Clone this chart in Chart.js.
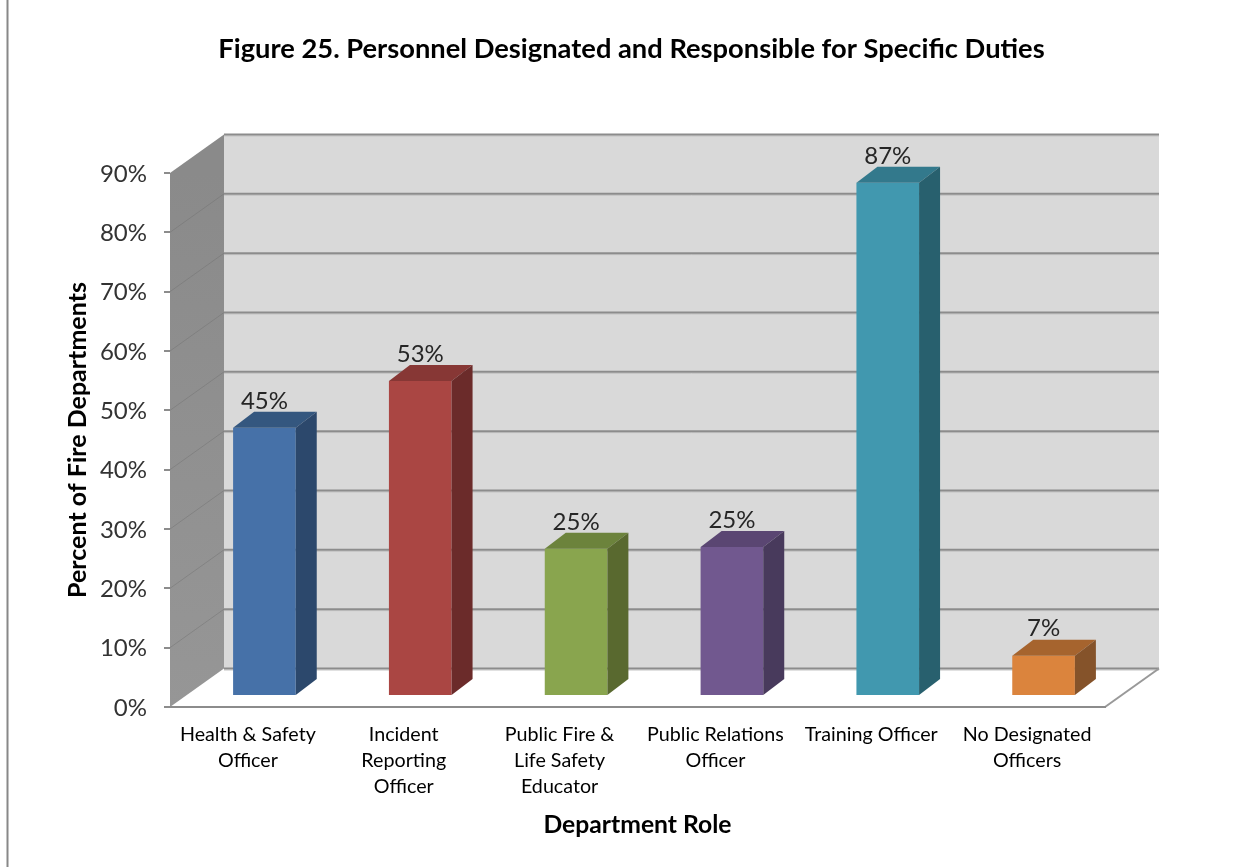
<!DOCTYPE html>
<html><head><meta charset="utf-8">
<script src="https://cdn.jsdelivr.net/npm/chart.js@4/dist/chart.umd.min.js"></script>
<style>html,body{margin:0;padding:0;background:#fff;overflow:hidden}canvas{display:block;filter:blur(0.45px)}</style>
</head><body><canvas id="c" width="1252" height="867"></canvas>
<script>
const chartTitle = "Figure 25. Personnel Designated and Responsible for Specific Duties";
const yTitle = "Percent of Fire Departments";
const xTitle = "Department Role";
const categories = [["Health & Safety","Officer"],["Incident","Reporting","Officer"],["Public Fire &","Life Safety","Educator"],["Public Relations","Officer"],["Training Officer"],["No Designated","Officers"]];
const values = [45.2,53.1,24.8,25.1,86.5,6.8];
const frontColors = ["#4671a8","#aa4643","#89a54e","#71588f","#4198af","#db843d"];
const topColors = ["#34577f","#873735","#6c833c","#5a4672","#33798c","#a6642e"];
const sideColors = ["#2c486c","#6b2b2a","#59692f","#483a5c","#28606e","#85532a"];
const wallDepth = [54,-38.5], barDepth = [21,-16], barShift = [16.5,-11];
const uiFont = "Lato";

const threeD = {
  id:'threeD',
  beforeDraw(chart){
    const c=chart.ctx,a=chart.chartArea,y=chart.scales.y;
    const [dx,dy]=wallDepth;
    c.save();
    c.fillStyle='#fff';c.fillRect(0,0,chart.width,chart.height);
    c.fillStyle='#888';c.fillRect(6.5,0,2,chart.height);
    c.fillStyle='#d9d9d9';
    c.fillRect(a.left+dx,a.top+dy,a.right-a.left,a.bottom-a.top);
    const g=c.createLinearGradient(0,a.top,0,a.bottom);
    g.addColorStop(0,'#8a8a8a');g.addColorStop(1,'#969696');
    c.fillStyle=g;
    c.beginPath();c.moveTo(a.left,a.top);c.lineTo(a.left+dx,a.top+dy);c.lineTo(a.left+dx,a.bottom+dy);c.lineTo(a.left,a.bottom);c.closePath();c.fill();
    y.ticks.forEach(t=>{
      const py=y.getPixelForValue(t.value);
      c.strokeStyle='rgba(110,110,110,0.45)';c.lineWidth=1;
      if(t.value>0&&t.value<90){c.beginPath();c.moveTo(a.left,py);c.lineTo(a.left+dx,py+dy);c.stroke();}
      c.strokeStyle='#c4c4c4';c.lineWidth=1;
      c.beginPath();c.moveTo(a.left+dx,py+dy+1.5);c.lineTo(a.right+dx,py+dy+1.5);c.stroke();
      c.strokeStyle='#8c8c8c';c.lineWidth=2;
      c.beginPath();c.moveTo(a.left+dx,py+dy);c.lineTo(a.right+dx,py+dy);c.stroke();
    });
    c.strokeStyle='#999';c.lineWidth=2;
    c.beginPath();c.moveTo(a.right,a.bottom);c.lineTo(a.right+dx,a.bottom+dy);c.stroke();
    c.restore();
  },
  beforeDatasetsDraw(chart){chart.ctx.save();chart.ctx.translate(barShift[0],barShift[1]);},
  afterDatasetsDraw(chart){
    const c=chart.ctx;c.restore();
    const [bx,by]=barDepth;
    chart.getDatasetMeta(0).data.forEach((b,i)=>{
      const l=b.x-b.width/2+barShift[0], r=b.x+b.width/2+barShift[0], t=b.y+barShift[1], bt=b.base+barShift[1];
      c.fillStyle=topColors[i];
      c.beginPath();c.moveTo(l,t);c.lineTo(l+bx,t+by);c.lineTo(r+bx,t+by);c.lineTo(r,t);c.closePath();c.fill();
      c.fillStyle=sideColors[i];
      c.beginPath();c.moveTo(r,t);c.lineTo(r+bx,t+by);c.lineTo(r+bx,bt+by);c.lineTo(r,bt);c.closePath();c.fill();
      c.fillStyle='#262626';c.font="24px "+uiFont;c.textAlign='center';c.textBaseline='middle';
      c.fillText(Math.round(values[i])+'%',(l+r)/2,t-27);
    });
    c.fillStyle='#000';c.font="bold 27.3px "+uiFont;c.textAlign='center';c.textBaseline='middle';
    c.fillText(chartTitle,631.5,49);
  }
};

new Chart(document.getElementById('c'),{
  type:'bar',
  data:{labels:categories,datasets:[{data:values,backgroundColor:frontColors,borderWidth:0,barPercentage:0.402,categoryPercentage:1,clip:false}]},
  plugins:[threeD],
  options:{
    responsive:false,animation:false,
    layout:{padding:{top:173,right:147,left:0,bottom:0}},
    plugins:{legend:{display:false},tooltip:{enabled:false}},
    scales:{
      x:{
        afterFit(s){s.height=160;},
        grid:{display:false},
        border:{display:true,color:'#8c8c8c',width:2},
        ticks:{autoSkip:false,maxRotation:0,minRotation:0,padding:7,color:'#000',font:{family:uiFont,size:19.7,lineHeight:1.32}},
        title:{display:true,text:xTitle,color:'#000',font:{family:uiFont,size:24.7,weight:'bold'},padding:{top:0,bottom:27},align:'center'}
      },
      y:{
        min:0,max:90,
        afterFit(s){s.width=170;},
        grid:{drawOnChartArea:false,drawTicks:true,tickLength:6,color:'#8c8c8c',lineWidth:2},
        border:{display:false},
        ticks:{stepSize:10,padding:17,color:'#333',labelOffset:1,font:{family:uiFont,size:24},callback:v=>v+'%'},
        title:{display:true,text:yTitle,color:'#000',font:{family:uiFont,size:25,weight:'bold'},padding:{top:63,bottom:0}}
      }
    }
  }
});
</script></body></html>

- GIVEN PROBLEM
Write the lines above out again exactly, without any of their pictures.

- EXERCISE OUTPUT
Clone this chart in Chart.js.
<!DOCTYPE html>
<html><head><meta charset="utf-8">
<script src="https://cdn.jsdelivr.net/npm/chart.js@4/dist/chart.umd.min.js"></script>
<style>html,body{margin:0;padding:0;background:#fff;overflow:hidden}canvas{display:block;filter:blur(0.45px)}</style>
</head><body><canvas id="c" width="1252" height="867"></canvas>
<script>
const chartTitle = "Figure 25. Personnel Designated and Responsible for Specific Duties";
const yTitle = "Percent of Fire Departments";
const xTitle = "Department Role";
const categories = [["Health & Safety","Officer"],["Incident","Reporting","Officer"],["Public Fire &","Life Safety","Educator"],["Public Relations","Officer"],["Training Officer"],["No Designated","Officers"]];
const values = [45.2,53.1,24.8,25.1,86.5,6.8];
const frontColors = ["#4671a8","#aa4643","#89a54e","#71588f","#4198af","#db843d"];
const topColors = ["#34577f","#873735","#6c833c","#5a4672","#33798c","#a6642e"];
const sideColors = ["#2c486c","#6b2b2a","#59692f","#483a5c","#28606e","#85532a"];
const wallDepth = [54,-38.5], barDepth = [21,-16], barShift = [16.5,-11];
const uiFont = "Lato";

const threeD = {
  id:'threeD',
  beforeDraw(chart){
    const c=chart.ctx,a=chart.chartArea,y=chart.scales.y;
    const [dx,dy]=wallDepth;
    c.save();
    c.fillStyle='#fff';c.fillRect(0,0,chart.width,chart.height);
    c.fillStyle='#888';c.fillRect(6.5,0,2,chart.height);
    c.fillStyle='#d9d9d9';
    c.fillRect(a.left+dx,a.top+dy,a.right-a.left,a.bottom-a.top);
    const g=c.createLinearGradient(0,a.top,0,a.bottom);
    g.addColorStop(0,'#8a8a8a');g.addColorStop(1,'#969696');
    c.fillStyle=g;
    c.beginPath();c.moveTo(a.left,a.top);c.lineTo(a.left+dx,a.top+dy);c.lineTo(a.left+dx,a.bottom+dy);c.lineTo(a.left,a.bottom);c.closePath();c.fill();
    y.ticks.forEach(t=>{
      const py=y.getPixelForValue(t.value);
      c.strokeStyle='rgba(110,110,110,0.45)';c.lineWidth=1;
      if(t.value>0&&t.value<90){c.beginPath();c.moveTo(a.left,py);c.lineTo(a.left+dx,py+dy);c.stroke();}
      c.strokeStyle='#c4c4c4';c.lineWidth=1;
      c.beginPath();c.moveTo(a.left+dx,py+dy+1.5);c.lineTo(a.right+dx,py+dy+1.5);c.stroke();
      c.strokeStyle='#8c8c8c';c.lineWidth=2;
      c.beginPath();c.moveTo(a.left+dx,py+dy);c.lineTo(a.right+dx,py+dy);c.stroke();
    });
    c.strokeStyle='#999';c.lineWidth=2;
    c.beginPath();c.moveTo(a.right,a.bottom);c.lineTo(a.right+dx,a.bottom+dy);c.stroke();
    c.restore();
  },
  beforeDatasetsDraw(chart){chart.ctx.save();chart.ctx.translate(barShift[0],barShift[1]);},
  afterDatasetsDraw(chart){
    const c=chart.ctx;c.restore();
    const [bx,by]=barDepth;
    chart.getDatasetMeta(0).data.forEach((b,i)=>{
      const l=b.x-b.width/2+barShift[0], r=b.x+b.width/2+barShift[0], t=b.y+barShift[1], bt=b.base+barShift[1];
      c.fillStyle=topColors[i];
      c.beginPath();c.moveTo(l,t);c.lineTo(l+bx,t+by);c.lineTo(r+bx,t+by);c.lineTo(r,t);c.closePath();c.fill();
      c.fillStyle=sideColors[i];
      c.beginPath();c.moveTo(r,t);c.lineTo(r+bx,t+by);c.lineTo(r+bx,bt+by);c.lineTo(r,bt);c.closePath();c.fill();
      c.fillStyle='#262626';c.font="24px "+uiFont;c.textAlign='center';c.textBaseline='middle';
      c.fillText(Math.round(values[i])+'%',(l+r)/2,t-27);
    });
    c.fillStyle='#000';c.font="bold 27.3px "+uiFont;c.textAlign='center';c.textBaseline='middle';
    c.fillText(chartTitle,631.5,49);
  }
};

new Chart(document.getElementById('c'),{
  type:'bar',
  data:{labels:categories,datasets:[{data:values,backgroundColor:frontColors,borderWidth:0,barPercentage:0.402,categoryPercentage:1,clip:false}]},
  plugins:[threeD],
  options:{
    responsive:false,animation:false,
    layout:{padding:{top:173,right:147,left:0,bottom:0}},
    plugins:{legend:{display:false},tooltip:{enabled:false}},
    scales:{
      x:{
        afterFit(s){s.height=160;},
        grid:{display:false},
        border:{display:true,color:'#8c8c8c',width:2},
        ticks:{autoSkip:false,maxRotation:0,minRotation:0,padding:7,color:'#000',font:{family:uiFont,size:19.7,lineHeight:1.32}},
        title:{display:true,text:xTitle,color:'#000',font:{family:uiFont,size:24.7,weight:'bold'},padding:{top:0,bottom:27},align:'center'}
      },
      y:{
        min:0,max:90,
        afterFit(s){s.width=170;},
        grid:{drawOnChartArea:false,drawTicks:true,tickLength:6,color:'#8c8c8c',lineWidth:2},
        border:{display:false},
        ticks:{stepSize:10,padding:17,color:'#333',labelOffset:1,font:{family:uiFont,size:24},callback:v=>v+'%'},
        title:{display:true,text:yTitle,color:'#000',font:{family:uiFont,size:25,weight:'bold'},padding:{top:63,bottom:0}}
      }
    }
  }
});
</script></body></html>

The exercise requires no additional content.